Serializiation with Protocol Buffers in a Schemaless Database
Asked Answered
T

4

7

We're using MySQL to store schemaless data (see: Using a Relational Database for Schemaless Data for the solution inspired by how FriendFeed uses MySQL to store schemaless data).

One big table holds all entities for our application:

CREATE TABLE entities (
  added_id INT UNSIGNED NOT NULL AUTO_INCREMENT PRIMARY KEY
, id BINARY(16) NOT NULL
, body MEDIUMBLOB
, UNIQUE KEY (id)
) ENGINE=InnoDB ;

A few details:

  • The only required property of stored entities is id, a 16-byte UUID. The rest of the entity is opaque to the database. We can change the "schema" simply by storing new properties in the body.

  • The added_id column is present because InnoDB stores data rows physically in primary key order. The AUTO_INCREMENT primary key ensures new entities are written sequentially on disk after old entities, which helps for read/write locality (new entities are read more frequently than old entities).

  • Our database stores our schemaless data in the body. <- This is the topic of this question.

  • Plenty of other interesting details, like "reaching into" the body data to build asynchronous materialized views (indexes are just tables that are built offline), but they're not relevant to the current discussion...

How should we be serializing the structured data (key-value pairs) in the body?

JSON or BSON would be simple, since the field names are repeated for each row. This gives it an advant­age in flex­ib­il­ity but also a big dis­ad­vant­age in space ef­fi­ciency (a per-row over­head for field names in the seri­al­ized data). We're trying to keep things in memory, and minimizing both memory and network footprint is important here. The more records we can fit in the same space, the faster our queries will be. We prefer relatively long, descriptive field names, and shortening them to make my database faster is wrong!

In the end, JSON/BSON is unworkable for our purposes, unless we get more complex and map small keys to more descriptive keys in the application driver that talks to the database. Which got us thinking...

Although our database is schemaless, in reality: 1) there aren't too many different kinds of entities, 2) versions of the same kind of entity don't change often, and 3) when they do change, it's usually just to add another field. JSON/BSON have no native support for versioning.

Protocol Buffers and Thrift are much more sophisticated when it comes to versioning and data definition changes. Both Thrift and Protocol Buffers are great candidates for serializing data into databases, and Thrift is designed so that the encoding format is extensible.

Protocol Buffers look like a great choice for serializing data in a schemaless database.

CouchDB and MongoDB (the two most popular schemaless databases?) use JSON and BSON respectively, but we can't find anything about using something more advanced, like Protocol Buffers, as a serialization format for storing schemaless data. There are products that store a specific language's version of objects (ie. storing Java's Externalizable objects in a datagrid, or doing NoSQL with MySQL in Ruby), but these are a pain (try accessing them from other platforms, or even from MySQL itself, and forget about versioning).

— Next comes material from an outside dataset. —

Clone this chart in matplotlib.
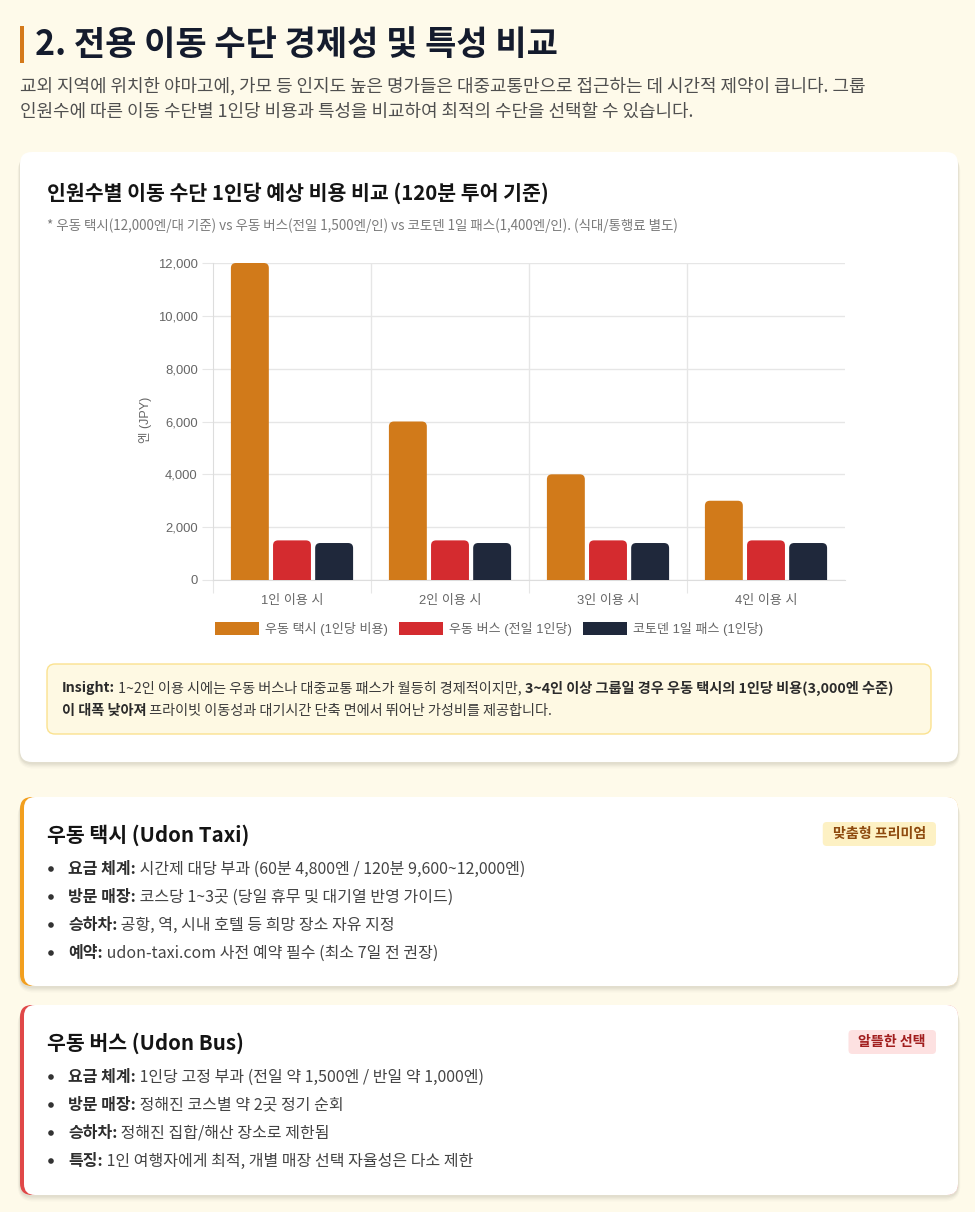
import matplotlib
matplotlib.use("Agg")
import matplotlib.pyplot as plt
from matplotlib.patches import FancyBboxPatch, Rectangle, Circle
import numpy as np

plt.rcParams['font.family'] = ['Noto Sans CJK KR', 'DejaVu Sans']
CHART_FONT = ['Liberation Sans', 'Noto Sans CJK KR']

# ---------------- data ----------------
categories = ['1인 이용 시', '2인 이용 시', '3인 이용 시', '4인 이용 시']
taxi_cost = [12000, 6000, 4000, 3000]
bus_cost = [1500, 1500, 1500, 1500]
pass_cost = [1400, 1400, 1400, 1400]
series_labels = ['우동 택시 (1인당 비용)', '우동 버스 (전일 1인당)', '코토덴 1일 패스 (1인당)']
series_colors = ['#D17A1A', '#D42B2F', '#1F283B']
y_ticks = [0, 2000, 4000, 6000, 8000, 10000, 12000]

page_title = '2. 전용 이동 수단 경제성 및 특성 비교'
intro_lines = ['교외 지역에 위치한 야마고에, 가모 등 인지도 높은 명가들은 대중교통만으로 접근하는 데 시간적 제약이 큽니다. 그룹',
               '인원수에 따른 이동 수단별 1인당 비용과 특성을 비교하여 최적의 수단을 선택할 수 있습니다.']
chart_title = '인원수별 이동 수단 1인당 예상 비용 비교 (120분 투어 기준)'
chart_note = '* 우동 택시(12,000엔/대 기준) vs 우동 버스(전일 1,500엔/인) vs 코토덴 1일 패스(1,400엔/인). (식대/통행료 별도)'
insight_line1 = [('Insight:', True), (' 1~2인 이용 시에는 우동 버스나 대중교통 패스가 월등히 경제적이지만, ', False),
                 ('3~4인 이상 그룹일 경우 우동 택시의 1인당 비용(3,000엔 수준)', True)]
insight_line2 = [('이 대폭 낮아져', True), (' 프라이빗 이동성과 대기시간 단축 면에서 뛰어난 가성비를 제공합니다.', False)]

taxi_title = '우동 택시 (Udon Taxi)'
taxi_badge = '맞춤형 프리미엄'
taxi_items = [('요금 체계:', ' 시간제 대당 부과 (60분 4,800엔 / 120분 9,600~12,000엔)'),
              ('방문 매장:', ' 코스당 1~3곳 (당일 휴무 및 대기열 반영 가이드)'),
              ('승하차:', ' 공항, 역, 시내 호텔 등 희망 장소 자유 지정'),
              ('예약:', ' udon-taxi.com 사전 예약 필수 (최소 7일 전 권장)')]
bus_title = '우동 버스 (Udon Bus)'
bus_badge = '알뜰한 선택'
bus_items = [('요금 체계:', ' 1인당 고정 부과 (전일 약 1,500엔 / 반일 약 1,000엔)'),
             ('방문 매장:', ' 정해진 코스별 약 2곳 정기 순회'),
             ('승하차:', ' 정해진 집합/해산 장소로 제한됨'),
             ('특징:', ' 1인 여행자에게 최적, 개별 매장 선택 자율성은 다소 제한')]

# ---------------- figure ----------------
W, H = 975, 1212
fig = plt.figure(figsize=(W / 100, H / 100), dpi=100)
fig.patch.set_facecolor('#FEFAEA')
bg = fig.add_axes([0, 0, 1, 1])
bg.set_xlim(0, W)
bg.set_ylim(H, 0)
bg.axis('off')
renderer = fig.canvas.get_renderer()

def px(v):
    return v * 0.72

def rbox(x, y, w, h, r, fc, ec='none', lw=0, z=1, alpha=1.0):
    p = FancyBboxPatch((x, y), w, h, boxstyle=f"round,pad=0,rounding_size={r}",
                       fc=fc, ec=ec, lw=lw, zorder=z, alpha=alpha)
    bg.add_patch(p)
    return p

def shadow(x, y, w, h, r):
    for i, a in enumerate([0.035, 0.03, 0.025, 0.02]):
        d = i + 1
        rbox(x - d * 0.6, y + 1 + d * 0.8, w + d * 1.2, h + d * 0.6, r + d, '#000000', z=0.5, alpha=a)

def runs(x, y, parts, size, colors, z=5):
    for (txt, bold), col in zip(parts, colors):
        t = bg.text(x, y, txt, fontsize=size, fontweight='bold' if bold else 'normal',
                    color=col, va='center', ha='left', zorder=z)
        x += t.get_window_extent(renderer).width
    return x

# Page title
bg.add_patch(Rectangle((20, 26), 3.5, 37, fc='#D4791A', ec='none', zorder=2))
bg.text(35, 45, page_title, fontsize=px(34), fontweight='bold', color='#141B2D', va='center', ha='left')
for i, line in enumerate(intro_lines):
    bg.text(20, 86 + i * 26, line, fontsize=px(18), color='#4F4F4F', va='center', ha='left')

# Chart card
shadow(20, 152, 938, 610, 12)
rbox(20, 152, 938, 610, 12, 'white', z=1)
bg.text(47, 193, chart_title, fontsize=px(20.5), fontweight='bold', color='#141414', va='center', ha='left')
bg.text(47, 226, chart_note, fontsize=px(13.5), color='#7A7A7A', va='center', ha='left')

# Axes
L, R, T, B = 213, 845, 263, 580
ax = fig.add_axes([L / W, (H - B) / H, (R - L) / W, (B - T) / H])
ax.set_facecolor('none')
n = len(categories)
x = np.arange(n)
group = 0.8
slot = group / 3
bw = slot * 0.9
ax.set_xlim(-0.5, n - 0.5)
ax.set_ylim(0, 12000)

xunits_per_px = n / (R - L)
yunits_per_px = 12000 / (B - T)
asp = yunits_per_px / xunits_per_px
rad = 5 * xunits_per_px
for k, (vals, col) in enumerate(zip([taxi_cost, bus_cost, pass_cost], series_colors)):
    bars = ax.bar(x + (k - 1) * slot, vals, width=bw, color=col, zorder=3)
    for rect in bars:
        rect.set_visible(False)
        bx, bwid, bh = rect.get_x(), rect.get_width(), rect.get_height()
        ext = rad * asp * 1.5
        p = FancyBboxPatch((bx, -ext), bwid, bh + ext, boxstyle=f"round,pad=0,rounding_size={rad}",
                           mutation_aspect=asp, fc=col, ec='none', zorder=3)
        ax.add_patch(p)

ax.set_yticks(y_ticks)
ax.set_yticklabels([f'{v:,}' for v in y_ticks])
ax.yaxis.grid(True, color='#E6E6E6', lw=1, zorder=0)
ax.set_xticks([-0.5, 0.5, 1.5, 2.5])
ax.set_xticklabels([])
ax.set_xticks(x, minor=True)
ax.set_xticklabels(categories, minor=True)
for gx in [0.5, 1.5, 2.5]:
    ax.axvline(gx, color='#E6E6E6', lw=1, zorder=0)
ax.tick_params(axis='y', length=8, color='#E6E6E6', labelsize=px(13), labelcolor='#666666', pad=3,
               labelfontfamily=CHART_FONT)
ax.tick_params(axis='x', which='major', length=9, color='#E6E6E6')
ax.tick_params(axis='x', which='minor', length=0, labelsize=px(13), labelcolor='#666666', pad=11,
               labelfontfamily=CHART_FONT)
for s in ['top', 'right']:
    ax.spines[s].set_visible(False)
for s in ['left', 'bottom']:
    ax.spines[s].set_color('#DDDDDD')
ax.set_ylabel('엔 (JPY)', fontsize=px(12.5), color='#666666', family=CHART_FONT)
ax.yaxis.set_label_coords((152 - L) / (R - L), (B - 420) / (B - T))

# Legend (manual)
sw_w, sw_h, gap_t, gap_i = 44, 13, 6, 11
lfs = px(13)
widths = []
for lab in series_labels:
    t = bg.text(0, 0, lab, fontsize=lfs, family=CHART_FONT)
    widths.append(t.get_window_extent(renderer).width)
    t.remove()
total = sum(sw_w + gap_t + w for w in widths) + gap_i * (len(widths) - 1)
lx = 489 - total / 2
for lab, col, w in zip(series_labels, series_colors, widths):
    bg.add_patch(Rectangle((lx, 622), sw_w, sw_h, fc=col, ec='none', zorder=3))
    bg.text(lx + sw_w + gap_t, 628.5, lab, fontsize=lfs, color='#666666', va='center', ha='left',
            family=CHART_FONT)
    lx += sw_w + gap_t + w + gap_i

# Insight box
rbox(47, 664, 884, 70, 8, '#FEF9E3', ec='#FBE28F', lw=1, z=2)
runs(62, 688, insight_line1, px(14.2), ['#2B2B2B', '#3A3A3A', '#2B2B2B'])
runs(62, 711, insight_line2, px(14.2), ['#2B2B2B', '#3A3A3A'])

# Info cards
def card(y0, h, accent, title, badge, badge_fc, badge_tc, items):
    shadow(20, y0, 938, h, 12)
    rbox(20, y0, 938, h, 12, accent, z=1)
    rbox(24, y0, 934, h, 11, 'white', z=1.1)
    bg.text(47, y0 + 38, title, fontsize=px(20.5), fontweight='bold', color='#141414', va='center', ha='left', zorder=5)
    bfs = px(14)
    t = bg.text(0, 0, badge, fontsize=bfs, fontweight='bold')
    bwid = t.get_window_extent(renderer).width
    t.remove()
    bx1 = 936
    rbox(bx1 - bwid - 20, y0 + 25, bwid + 20, 24, 4, badge_fc, z=2)
    bg.text(bx1 - 10, y0 + 37, badge, fontsize=bfs, fontweight='bold', color=badge_tc,
            va='center', ha='right', zorder=5)
    for i, (lab, txt) in enumerate(items):
        yy = y0 + 72 + i * 28
        bg.add_patch(Circle((51, yy), 2.8, fc='#333333', ec='none', zorder=5))
        runs(68, yy, [(lab, True), (txt, False)], px(16), ['#2E2E2E', '#444444'])

card(797, 189, '#F29F1E', taxi_title, taxi_badge, '#FDF1C4', '#8E4A0E', taxi_items)
card(1005, 190, '#E04848', bus_title, bus_badge, '#FDE1E1', '#A11E1E', bus_items)

fig.savefig('out.png', dpi=100, facecolor=fig.get_facecolor())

Is anyone storing the more interoperable Protocol Buffers in their database, or some other advanced serialization format in their schemaless database? This is a question of whether there are other options besides straightforward per-row serialization of JSON/BSON/XML, or serializing a specific language's objects. Is it even feasible? Are we missing something? sorry for the stream of consciousness style narrative!

Theta answered 25/11, 2010 at 1:11 Comment(2)
Thanks for the Friendfeed reference and the details in this question. One thing I noticed is that Friendfeed did not use protocol buffers in their schemaless MySQL implementation even though they came from Google... I wonder why? It's been a while since your post -- just wondering what you decided to do and how it turned out for you (especially if you decided to use protocol buffers).Murk
Thanks. I had a very similar ask although it was a bit more generic: #17441928 . I hope that we see something that allows system developers to lay out stricter yet scalable schema on our NoSQL implementations. Protocol Buffers seems like a very good start for designing the schema definition and version control mechanisms.Alienee
E
3

As you found out, MongoDB and CouchDB have strong opinions about how you store your data. If you're looking for a storage agnostic approach, you'll want to do something like @Joshua suggests and look at Cassandra or HBase. Even these two datastores have opinions about how data should be stored (they're both based on Google's Bigtable) and store data in column families.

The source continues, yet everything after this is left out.